> **WHAT YOU HAVE TO DO**
Locate the line bearing "Generate a Python" in the material below, then reproduce it and each following line up to and including the line bearing "import plotly.graph_objects as go".

> **SUPPLIED MATERIAL**
++++

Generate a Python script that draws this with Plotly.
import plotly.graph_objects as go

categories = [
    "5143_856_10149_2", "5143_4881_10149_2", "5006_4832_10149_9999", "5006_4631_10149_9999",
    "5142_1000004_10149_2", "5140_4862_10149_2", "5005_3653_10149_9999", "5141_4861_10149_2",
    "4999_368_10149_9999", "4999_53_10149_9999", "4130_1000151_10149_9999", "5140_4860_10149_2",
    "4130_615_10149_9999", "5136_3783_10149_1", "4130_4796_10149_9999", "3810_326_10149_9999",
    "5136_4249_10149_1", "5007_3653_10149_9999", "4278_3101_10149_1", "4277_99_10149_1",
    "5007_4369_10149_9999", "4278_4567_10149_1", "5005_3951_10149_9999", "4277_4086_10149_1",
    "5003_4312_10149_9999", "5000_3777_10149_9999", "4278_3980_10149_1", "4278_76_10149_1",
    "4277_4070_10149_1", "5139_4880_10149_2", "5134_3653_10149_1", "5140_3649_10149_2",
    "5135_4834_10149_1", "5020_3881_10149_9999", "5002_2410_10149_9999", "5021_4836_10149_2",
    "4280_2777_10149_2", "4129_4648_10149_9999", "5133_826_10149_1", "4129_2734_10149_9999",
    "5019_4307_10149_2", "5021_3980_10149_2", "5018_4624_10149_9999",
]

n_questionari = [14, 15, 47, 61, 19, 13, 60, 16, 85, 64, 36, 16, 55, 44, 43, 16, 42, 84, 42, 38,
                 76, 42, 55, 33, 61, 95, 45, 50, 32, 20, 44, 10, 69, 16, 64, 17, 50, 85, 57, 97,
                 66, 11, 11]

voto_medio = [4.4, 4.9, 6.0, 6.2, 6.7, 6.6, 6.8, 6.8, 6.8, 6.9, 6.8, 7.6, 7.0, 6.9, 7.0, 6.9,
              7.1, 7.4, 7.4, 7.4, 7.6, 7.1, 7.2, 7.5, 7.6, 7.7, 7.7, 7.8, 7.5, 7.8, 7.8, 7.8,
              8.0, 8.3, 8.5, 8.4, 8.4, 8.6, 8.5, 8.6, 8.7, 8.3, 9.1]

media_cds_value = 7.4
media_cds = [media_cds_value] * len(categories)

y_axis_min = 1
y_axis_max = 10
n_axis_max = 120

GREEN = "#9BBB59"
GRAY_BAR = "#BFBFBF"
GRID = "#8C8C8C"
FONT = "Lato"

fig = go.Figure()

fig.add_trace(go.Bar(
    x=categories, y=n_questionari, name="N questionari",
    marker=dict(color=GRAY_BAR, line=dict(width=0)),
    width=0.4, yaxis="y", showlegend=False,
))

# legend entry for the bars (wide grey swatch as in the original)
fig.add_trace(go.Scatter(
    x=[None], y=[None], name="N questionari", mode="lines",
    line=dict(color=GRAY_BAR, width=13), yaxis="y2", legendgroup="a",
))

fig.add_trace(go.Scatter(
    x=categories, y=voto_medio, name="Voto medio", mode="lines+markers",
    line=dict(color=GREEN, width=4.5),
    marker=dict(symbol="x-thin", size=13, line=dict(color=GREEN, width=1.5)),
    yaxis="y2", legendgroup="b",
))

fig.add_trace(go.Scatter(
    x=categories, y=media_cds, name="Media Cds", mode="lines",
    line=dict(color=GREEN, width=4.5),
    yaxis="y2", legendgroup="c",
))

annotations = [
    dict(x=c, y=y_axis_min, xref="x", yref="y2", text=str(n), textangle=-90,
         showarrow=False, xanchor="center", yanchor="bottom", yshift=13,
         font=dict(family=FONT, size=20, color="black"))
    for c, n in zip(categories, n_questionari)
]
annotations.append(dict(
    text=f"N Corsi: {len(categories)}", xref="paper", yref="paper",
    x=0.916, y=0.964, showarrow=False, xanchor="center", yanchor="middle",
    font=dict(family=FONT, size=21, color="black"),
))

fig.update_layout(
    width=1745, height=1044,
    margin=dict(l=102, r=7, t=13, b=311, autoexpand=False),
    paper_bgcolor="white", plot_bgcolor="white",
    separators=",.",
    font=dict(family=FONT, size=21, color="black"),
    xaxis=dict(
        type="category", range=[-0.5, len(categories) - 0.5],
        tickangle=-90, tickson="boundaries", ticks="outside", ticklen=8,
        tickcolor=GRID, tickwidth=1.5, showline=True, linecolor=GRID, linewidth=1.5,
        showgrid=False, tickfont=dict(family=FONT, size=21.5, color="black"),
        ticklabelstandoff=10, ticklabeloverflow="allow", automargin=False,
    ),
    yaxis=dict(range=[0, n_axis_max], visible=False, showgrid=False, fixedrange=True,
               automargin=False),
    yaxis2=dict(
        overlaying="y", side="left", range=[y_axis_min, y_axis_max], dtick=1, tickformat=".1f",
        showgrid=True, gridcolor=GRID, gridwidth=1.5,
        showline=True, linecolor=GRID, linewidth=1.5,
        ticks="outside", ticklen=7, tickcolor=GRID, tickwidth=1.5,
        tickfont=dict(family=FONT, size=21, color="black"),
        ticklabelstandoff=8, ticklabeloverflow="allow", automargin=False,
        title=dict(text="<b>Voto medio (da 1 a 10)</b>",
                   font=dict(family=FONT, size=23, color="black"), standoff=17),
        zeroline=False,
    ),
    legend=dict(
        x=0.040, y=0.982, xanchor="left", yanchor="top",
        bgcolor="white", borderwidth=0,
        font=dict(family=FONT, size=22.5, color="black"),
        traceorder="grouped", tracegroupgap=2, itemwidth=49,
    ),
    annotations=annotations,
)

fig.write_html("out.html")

++++

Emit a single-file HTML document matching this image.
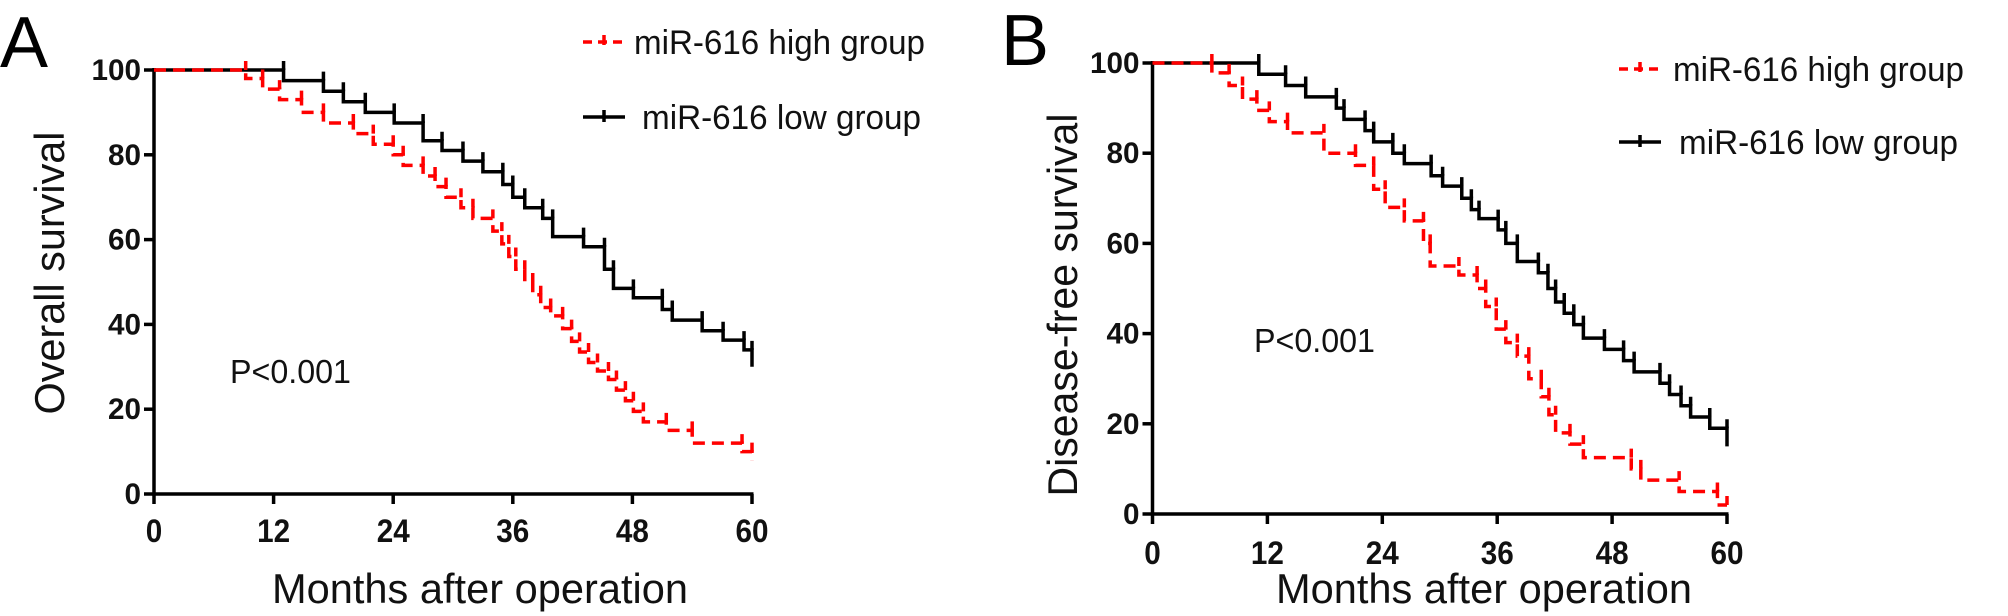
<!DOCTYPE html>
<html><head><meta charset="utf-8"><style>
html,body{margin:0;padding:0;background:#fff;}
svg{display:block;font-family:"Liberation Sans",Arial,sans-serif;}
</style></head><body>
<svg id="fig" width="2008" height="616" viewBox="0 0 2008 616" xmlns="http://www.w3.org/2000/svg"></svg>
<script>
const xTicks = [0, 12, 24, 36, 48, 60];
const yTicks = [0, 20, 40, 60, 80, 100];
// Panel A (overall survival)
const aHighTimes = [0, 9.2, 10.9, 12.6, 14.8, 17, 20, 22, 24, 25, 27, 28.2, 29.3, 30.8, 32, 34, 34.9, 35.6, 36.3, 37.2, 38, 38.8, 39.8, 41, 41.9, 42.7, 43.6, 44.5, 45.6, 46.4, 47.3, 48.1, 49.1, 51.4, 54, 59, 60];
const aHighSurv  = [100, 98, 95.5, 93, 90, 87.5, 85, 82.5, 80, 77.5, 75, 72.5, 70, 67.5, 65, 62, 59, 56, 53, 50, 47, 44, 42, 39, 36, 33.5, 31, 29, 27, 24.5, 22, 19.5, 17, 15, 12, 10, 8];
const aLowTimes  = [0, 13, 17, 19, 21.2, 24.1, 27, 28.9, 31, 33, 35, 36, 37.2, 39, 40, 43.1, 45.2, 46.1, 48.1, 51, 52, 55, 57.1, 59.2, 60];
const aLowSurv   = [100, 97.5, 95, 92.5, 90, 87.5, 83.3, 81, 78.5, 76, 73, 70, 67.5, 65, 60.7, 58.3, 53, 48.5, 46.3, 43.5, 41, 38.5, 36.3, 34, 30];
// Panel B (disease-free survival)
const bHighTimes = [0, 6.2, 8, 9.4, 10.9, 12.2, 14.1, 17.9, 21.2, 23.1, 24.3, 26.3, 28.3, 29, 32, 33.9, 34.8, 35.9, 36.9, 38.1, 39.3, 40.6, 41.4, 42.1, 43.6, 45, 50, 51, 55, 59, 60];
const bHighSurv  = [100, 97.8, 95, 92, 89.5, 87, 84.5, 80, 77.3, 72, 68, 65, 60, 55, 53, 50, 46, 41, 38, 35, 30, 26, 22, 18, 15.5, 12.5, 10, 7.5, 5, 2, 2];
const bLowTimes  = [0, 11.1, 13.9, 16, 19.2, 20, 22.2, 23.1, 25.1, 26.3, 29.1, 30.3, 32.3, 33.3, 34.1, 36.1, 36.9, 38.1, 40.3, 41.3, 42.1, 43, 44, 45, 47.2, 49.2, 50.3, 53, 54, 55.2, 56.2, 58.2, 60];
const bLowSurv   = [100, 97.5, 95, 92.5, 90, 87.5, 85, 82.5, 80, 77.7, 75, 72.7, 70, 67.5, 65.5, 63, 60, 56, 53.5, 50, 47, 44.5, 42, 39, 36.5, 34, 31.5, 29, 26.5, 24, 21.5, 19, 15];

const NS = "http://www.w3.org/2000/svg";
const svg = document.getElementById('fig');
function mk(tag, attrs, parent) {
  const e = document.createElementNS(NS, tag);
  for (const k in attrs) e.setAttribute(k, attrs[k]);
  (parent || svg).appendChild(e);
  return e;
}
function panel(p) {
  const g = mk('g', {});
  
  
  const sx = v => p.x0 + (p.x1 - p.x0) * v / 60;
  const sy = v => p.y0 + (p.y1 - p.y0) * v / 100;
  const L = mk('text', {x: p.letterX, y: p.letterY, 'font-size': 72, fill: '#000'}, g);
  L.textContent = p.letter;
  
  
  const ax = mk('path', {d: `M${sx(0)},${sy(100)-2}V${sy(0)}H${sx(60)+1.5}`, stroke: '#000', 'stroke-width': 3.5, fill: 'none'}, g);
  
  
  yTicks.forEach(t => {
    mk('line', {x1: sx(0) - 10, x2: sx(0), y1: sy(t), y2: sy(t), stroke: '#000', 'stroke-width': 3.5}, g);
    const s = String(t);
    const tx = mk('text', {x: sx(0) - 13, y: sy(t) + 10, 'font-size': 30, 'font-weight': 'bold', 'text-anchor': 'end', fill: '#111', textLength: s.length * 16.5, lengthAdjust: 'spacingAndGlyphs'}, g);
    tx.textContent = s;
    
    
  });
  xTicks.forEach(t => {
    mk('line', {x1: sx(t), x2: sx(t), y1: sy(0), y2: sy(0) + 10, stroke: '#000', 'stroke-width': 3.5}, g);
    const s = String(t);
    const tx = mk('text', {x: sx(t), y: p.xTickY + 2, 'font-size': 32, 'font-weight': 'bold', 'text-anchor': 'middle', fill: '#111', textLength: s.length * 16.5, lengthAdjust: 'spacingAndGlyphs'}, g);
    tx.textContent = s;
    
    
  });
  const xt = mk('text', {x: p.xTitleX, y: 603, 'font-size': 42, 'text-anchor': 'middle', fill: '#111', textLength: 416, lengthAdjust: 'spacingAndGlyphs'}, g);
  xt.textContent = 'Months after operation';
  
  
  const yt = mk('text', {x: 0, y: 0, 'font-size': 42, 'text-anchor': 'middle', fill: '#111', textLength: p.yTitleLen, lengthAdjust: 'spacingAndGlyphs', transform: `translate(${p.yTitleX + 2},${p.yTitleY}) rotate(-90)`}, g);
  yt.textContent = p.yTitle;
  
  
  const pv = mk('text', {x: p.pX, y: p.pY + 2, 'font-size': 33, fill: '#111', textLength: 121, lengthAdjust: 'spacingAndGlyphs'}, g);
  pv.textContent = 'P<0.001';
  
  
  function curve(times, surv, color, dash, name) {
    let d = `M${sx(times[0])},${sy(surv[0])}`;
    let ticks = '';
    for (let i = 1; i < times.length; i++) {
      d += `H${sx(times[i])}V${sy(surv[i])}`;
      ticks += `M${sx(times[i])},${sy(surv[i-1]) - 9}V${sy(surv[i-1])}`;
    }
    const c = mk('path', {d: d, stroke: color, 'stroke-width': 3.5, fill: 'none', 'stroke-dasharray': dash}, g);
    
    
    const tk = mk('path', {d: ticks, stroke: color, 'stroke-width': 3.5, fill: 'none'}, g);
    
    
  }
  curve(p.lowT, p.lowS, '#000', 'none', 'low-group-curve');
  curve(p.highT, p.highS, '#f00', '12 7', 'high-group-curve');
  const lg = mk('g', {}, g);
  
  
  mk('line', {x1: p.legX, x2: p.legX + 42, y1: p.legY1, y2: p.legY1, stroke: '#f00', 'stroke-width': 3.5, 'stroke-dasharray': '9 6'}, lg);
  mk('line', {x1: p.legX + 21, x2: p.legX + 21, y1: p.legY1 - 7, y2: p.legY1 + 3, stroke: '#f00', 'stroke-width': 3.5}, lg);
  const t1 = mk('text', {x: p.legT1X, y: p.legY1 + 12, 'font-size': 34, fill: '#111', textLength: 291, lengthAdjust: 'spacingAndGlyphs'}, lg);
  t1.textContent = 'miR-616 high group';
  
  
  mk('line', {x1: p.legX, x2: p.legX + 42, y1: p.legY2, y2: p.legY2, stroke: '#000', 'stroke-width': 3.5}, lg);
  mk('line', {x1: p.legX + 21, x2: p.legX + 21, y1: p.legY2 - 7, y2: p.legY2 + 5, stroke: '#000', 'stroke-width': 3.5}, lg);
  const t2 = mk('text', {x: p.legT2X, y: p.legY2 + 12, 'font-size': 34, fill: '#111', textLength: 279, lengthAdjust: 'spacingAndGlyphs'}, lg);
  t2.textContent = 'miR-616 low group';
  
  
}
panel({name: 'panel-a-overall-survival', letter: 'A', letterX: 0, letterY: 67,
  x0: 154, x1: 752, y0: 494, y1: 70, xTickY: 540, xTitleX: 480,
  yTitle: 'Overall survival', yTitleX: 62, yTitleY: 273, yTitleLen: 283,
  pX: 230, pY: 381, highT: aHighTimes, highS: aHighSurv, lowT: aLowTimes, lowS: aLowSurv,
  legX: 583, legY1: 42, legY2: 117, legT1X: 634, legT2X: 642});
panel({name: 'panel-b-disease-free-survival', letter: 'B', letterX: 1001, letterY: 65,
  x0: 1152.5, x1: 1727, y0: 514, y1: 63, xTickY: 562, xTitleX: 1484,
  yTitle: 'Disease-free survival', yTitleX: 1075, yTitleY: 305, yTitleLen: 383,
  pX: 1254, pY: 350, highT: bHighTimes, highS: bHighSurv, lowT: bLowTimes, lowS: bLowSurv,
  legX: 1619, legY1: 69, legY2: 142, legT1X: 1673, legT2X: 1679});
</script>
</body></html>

++++

> **FINISHED EXERCISE**
Generate a Python script that draws this with Plotly.
import plotly.graph_objects as go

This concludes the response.